▶ [Instructions to follow]
Leave out all pictures. Return exactly the lines from the top of the material through the line containing "var myChart = echarts.init(document.getElementById('chart'))".

▶ [Raw data]
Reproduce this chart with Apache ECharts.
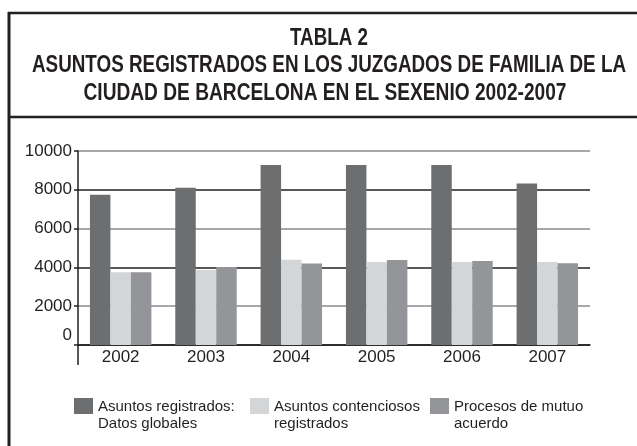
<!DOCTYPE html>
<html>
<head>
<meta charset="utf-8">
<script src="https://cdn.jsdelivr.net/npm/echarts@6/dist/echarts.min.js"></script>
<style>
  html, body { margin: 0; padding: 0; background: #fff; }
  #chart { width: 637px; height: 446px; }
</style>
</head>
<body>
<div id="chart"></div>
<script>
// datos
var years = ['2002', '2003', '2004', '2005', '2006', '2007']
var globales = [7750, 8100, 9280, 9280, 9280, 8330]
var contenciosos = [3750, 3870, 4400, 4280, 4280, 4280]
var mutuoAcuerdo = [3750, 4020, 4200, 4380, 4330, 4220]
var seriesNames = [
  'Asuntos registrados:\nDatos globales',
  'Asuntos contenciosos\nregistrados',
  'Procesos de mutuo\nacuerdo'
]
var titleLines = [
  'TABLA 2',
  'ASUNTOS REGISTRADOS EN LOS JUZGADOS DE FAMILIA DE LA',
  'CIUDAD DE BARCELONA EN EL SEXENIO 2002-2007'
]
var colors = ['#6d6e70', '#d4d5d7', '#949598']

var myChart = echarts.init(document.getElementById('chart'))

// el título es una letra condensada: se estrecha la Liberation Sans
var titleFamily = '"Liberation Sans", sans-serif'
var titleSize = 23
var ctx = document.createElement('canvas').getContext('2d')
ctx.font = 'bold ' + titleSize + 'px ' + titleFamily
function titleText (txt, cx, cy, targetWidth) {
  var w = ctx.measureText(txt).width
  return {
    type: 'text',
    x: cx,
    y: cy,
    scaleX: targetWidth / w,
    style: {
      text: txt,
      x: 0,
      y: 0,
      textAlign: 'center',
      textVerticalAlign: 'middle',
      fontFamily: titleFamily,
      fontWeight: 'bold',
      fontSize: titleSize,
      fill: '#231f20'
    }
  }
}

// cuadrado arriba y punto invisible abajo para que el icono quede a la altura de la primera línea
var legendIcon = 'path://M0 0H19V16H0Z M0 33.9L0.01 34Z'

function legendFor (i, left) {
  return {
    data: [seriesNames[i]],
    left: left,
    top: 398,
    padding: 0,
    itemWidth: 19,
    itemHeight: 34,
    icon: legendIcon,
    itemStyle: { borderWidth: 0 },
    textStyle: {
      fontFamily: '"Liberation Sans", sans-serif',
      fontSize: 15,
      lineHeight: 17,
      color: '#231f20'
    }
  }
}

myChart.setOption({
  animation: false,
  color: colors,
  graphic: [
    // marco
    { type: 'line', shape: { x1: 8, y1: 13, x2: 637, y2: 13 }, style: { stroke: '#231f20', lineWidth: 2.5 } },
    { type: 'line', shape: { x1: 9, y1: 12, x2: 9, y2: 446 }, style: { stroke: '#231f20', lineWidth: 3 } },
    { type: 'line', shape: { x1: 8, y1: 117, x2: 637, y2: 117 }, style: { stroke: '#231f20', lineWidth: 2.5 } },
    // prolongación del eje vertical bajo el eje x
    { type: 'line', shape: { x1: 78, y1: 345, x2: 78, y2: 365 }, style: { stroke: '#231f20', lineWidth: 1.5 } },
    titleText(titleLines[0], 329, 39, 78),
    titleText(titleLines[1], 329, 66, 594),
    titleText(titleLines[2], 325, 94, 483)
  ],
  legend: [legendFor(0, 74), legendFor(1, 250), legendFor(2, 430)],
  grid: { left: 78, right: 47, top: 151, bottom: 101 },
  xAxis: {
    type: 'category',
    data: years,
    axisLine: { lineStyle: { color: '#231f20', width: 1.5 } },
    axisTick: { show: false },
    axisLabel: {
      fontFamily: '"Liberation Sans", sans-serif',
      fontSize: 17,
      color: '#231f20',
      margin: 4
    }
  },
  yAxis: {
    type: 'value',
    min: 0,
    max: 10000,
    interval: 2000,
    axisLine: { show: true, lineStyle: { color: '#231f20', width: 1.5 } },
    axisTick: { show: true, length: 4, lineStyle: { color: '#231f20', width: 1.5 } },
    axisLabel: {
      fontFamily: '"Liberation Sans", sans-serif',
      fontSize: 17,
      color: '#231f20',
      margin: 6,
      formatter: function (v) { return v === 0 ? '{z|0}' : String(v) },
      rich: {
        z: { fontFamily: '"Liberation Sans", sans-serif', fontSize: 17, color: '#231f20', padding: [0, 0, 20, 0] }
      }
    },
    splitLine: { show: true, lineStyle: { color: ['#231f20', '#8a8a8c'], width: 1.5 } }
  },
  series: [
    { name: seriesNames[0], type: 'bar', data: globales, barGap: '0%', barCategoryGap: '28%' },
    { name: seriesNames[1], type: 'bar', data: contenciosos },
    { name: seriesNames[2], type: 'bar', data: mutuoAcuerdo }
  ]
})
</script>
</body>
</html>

▶ [Final result]
Reproduce this chart with Apache ECharts.
<!DOCTYPE html>
<html>
<head>
<meta charset="utf-8">
<script src="https://cdn.jsdelivr.net/npm/echarts@6/dist/echarts.min.js"></script>
<style>
  html, body { margin: 0; padding: 0; background: #fff; }
  #chart { width: 637px; height: 446px; }
</style>
</head>
<body>
<div id="chart"></div>
<script>
// datos
var years = ['2002', '2003', '2004', '2005', '2006', '2007']
var globales = [7750, 8100, 9280, 9280, 9280, 8330]
var contenciosos = [3750, 3870, 4400, 4280, 4280, 4280]
var mutuoAcuerdo = [3750, 4020, 4200, 4380, 4330, 4220]
var seriesNames = [
  'Asuntos registrados:\nDatos globales',
  'Asuntos contenciosos\nregistrados',
  'Procesos de mutuo\nacuerdo'
]
var titleLines = [
  'TABLA 2',
  'ASUNTOS REGISTRADOS EN LOS JUZGADOS DE FAMILIA DE LA',
  'CIUDAD DE BARCELONA EN EL SEXENIO 2002-2007'
]
var colors = ['#6d6e70', '#d4d5d7', '#949598']

var myChart = echarts.init(document.getElementById('chart'))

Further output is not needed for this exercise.